## start DATA LINES

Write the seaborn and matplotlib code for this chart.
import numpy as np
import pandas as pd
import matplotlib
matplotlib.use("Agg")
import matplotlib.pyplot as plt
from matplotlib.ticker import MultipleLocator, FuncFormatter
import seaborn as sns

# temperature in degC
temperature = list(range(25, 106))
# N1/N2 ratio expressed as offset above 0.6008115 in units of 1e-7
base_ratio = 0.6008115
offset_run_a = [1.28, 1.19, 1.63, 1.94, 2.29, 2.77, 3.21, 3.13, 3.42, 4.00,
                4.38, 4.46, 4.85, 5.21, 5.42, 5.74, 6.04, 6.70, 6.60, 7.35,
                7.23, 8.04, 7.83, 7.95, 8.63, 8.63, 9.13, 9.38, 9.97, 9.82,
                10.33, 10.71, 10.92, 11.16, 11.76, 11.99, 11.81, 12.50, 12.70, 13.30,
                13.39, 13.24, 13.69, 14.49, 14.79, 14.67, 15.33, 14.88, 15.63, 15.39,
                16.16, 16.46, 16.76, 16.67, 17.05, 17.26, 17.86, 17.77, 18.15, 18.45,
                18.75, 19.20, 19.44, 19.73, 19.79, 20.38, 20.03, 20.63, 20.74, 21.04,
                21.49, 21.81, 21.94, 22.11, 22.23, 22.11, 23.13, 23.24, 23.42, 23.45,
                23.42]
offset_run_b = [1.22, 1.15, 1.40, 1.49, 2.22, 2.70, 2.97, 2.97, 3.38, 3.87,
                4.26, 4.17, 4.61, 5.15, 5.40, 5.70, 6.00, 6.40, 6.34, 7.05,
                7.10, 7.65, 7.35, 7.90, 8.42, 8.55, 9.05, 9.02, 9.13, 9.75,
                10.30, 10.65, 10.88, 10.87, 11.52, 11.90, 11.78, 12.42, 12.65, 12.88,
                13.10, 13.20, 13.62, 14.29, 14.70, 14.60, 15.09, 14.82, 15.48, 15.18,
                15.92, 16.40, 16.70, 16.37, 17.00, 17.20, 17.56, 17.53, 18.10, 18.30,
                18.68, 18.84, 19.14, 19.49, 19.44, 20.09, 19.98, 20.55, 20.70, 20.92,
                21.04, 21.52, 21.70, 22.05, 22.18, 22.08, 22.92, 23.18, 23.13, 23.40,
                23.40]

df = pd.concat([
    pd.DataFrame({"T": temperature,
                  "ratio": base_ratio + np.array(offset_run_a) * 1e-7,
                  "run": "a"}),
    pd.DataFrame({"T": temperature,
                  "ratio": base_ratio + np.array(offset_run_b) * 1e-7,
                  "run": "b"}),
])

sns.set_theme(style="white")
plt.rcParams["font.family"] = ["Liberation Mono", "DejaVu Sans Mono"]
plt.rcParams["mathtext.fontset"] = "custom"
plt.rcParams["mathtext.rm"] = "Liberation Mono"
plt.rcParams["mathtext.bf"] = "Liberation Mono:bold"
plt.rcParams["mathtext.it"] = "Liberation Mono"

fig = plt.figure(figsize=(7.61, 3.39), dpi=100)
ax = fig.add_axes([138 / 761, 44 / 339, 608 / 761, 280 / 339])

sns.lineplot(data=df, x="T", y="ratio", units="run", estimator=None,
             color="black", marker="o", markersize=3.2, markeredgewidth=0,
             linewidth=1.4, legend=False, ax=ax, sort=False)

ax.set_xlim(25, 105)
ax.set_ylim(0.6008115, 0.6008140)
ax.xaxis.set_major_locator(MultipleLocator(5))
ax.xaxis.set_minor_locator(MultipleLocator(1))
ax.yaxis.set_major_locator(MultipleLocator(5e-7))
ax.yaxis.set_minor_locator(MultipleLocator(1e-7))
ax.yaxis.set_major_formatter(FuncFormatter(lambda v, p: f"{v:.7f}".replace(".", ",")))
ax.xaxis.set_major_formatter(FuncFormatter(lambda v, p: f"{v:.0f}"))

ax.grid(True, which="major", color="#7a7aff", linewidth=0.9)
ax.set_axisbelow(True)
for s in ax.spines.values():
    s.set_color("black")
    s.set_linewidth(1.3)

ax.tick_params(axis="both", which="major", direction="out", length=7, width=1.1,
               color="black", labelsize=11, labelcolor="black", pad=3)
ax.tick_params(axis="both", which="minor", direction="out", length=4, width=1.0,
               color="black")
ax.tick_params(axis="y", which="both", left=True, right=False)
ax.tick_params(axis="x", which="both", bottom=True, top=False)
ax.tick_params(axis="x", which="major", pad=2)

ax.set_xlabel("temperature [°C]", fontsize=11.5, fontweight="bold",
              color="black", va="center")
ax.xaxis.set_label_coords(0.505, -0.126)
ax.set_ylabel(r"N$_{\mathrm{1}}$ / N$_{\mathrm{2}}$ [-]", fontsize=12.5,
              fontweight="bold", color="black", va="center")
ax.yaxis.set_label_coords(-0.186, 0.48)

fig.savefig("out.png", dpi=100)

## end DATA LINES
## start DATA LINES

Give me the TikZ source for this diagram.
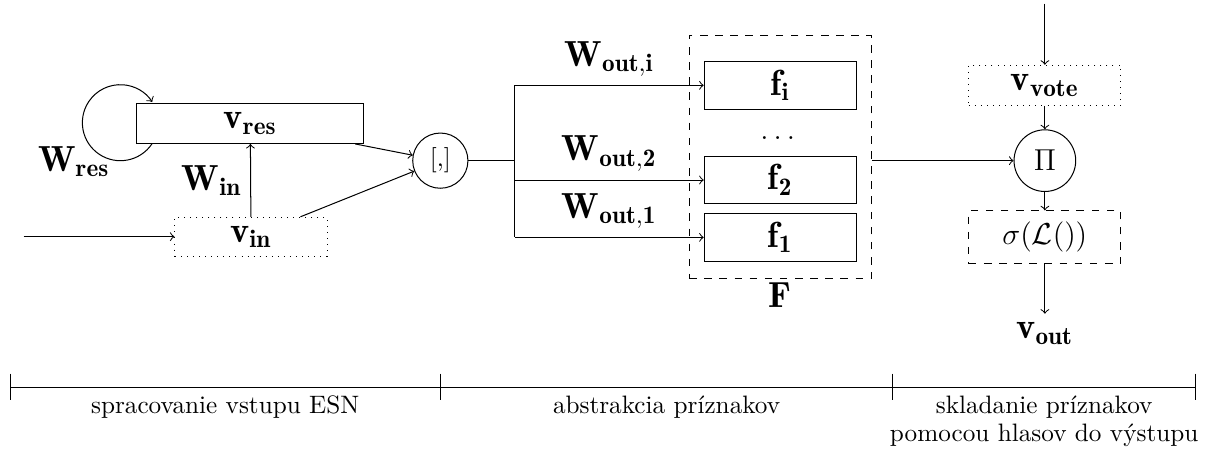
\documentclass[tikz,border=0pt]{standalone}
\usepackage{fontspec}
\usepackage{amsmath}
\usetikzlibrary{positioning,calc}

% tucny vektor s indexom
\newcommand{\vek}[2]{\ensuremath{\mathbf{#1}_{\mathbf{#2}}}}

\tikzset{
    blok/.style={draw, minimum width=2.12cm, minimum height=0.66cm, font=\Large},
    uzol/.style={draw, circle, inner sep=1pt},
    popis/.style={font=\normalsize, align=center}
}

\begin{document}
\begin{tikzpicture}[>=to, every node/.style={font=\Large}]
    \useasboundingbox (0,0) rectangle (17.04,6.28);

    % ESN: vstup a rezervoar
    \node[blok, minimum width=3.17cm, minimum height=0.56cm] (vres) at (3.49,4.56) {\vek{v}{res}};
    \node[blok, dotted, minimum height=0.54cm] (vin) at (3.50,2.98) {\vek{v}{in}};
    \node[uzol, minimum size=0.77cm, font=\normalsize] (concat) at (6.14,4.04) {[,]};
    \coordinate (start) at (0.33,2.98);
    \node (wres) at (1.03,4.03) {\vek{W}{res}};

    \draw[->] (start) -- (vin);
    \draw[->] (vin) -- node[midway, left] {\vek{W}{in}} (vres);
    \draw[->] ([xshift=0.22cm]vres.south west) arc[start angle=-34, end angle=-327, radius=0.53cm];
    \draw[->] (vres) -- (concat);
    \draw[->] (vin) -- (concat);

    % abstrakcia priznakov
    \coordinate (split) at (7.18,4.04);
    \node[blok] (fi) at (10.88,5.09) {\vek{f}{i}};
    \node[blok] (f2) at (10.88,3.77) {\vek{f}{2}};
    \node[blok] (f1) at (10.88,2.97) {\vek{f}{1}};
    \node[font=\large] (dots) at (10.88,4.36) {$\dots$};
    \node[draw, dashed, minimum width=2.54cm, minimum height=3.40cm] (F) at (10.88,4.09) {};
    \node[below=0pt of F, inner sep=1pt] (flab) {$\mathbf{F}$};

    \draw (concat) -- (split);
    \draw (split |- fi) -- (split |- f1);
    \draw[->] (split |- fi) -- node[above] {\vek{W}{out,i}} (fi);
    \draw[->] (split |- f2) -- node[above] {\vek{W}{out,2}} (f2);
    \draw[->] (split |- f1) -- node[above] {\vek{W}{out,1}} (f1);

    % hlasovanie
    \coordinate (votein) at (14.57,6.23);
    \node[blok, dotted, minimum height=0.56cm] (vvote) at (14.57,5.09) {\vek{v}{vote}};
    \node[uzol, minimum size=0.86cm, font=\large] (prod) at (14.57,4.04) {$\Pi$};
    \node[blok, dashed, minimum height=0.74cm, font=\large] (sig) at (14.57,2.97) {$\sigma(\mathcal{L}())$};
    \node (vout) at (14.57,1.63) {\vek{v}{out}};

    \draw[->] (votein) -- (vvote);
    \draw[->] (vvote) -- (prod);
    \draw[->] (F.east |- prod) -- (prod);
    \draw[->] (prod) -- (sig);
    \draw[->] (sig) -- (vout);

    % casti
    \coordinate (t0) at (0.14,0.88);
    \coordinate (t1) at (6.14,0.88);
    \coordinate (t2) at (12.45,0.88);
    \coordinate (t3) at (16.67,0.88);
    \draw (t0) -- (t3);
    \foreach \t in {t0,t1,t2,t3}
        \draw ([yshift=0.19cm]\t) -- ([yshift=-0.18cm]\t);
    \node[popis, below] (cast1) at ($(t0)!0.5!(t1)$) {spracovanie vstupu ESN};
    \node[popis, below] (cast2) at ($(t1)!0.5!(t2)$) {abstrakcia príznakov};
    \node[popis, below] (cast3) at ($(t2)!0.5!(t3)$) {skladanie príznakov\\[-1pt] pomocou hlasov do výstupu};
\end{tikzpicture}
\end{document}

## end DATA LINES

§ YOUR GOAL
Would you restate, exactly and with no pictures, the lines of the entries above from the one containing "Give me the TikZ source for this diagram." through the one containing "(0,0) rectangle (17.04,6.28);"?

§ OUTPUT
Give me the TikZ source for this diagram.
\documentclass[tikz,border=0pt]{standalone}
\usepackage{fontspec}
\usepackage{amsmath}
\usetikzlibrary{positioning,calc}

% tucny vektor s indexom
\newcommand{\vek}[2]{\ensuremath{\mathbf{#1}_{\mathbf{#2}}}}

\tikzset{
    blok/.style={draw, minimum width=2.12cm, minimum height=0.66cm, font=\Large},
    uzol/.style={draw, circle, inner sep=1pt},
    popis/.style={font=\normalsize, align=center}
}

\begin{document}
\begin{tikzpicture}[>=to, every node/.style={font=\Large}]
    \useasboundingbox (0,0) rectangle (17.04,6.28);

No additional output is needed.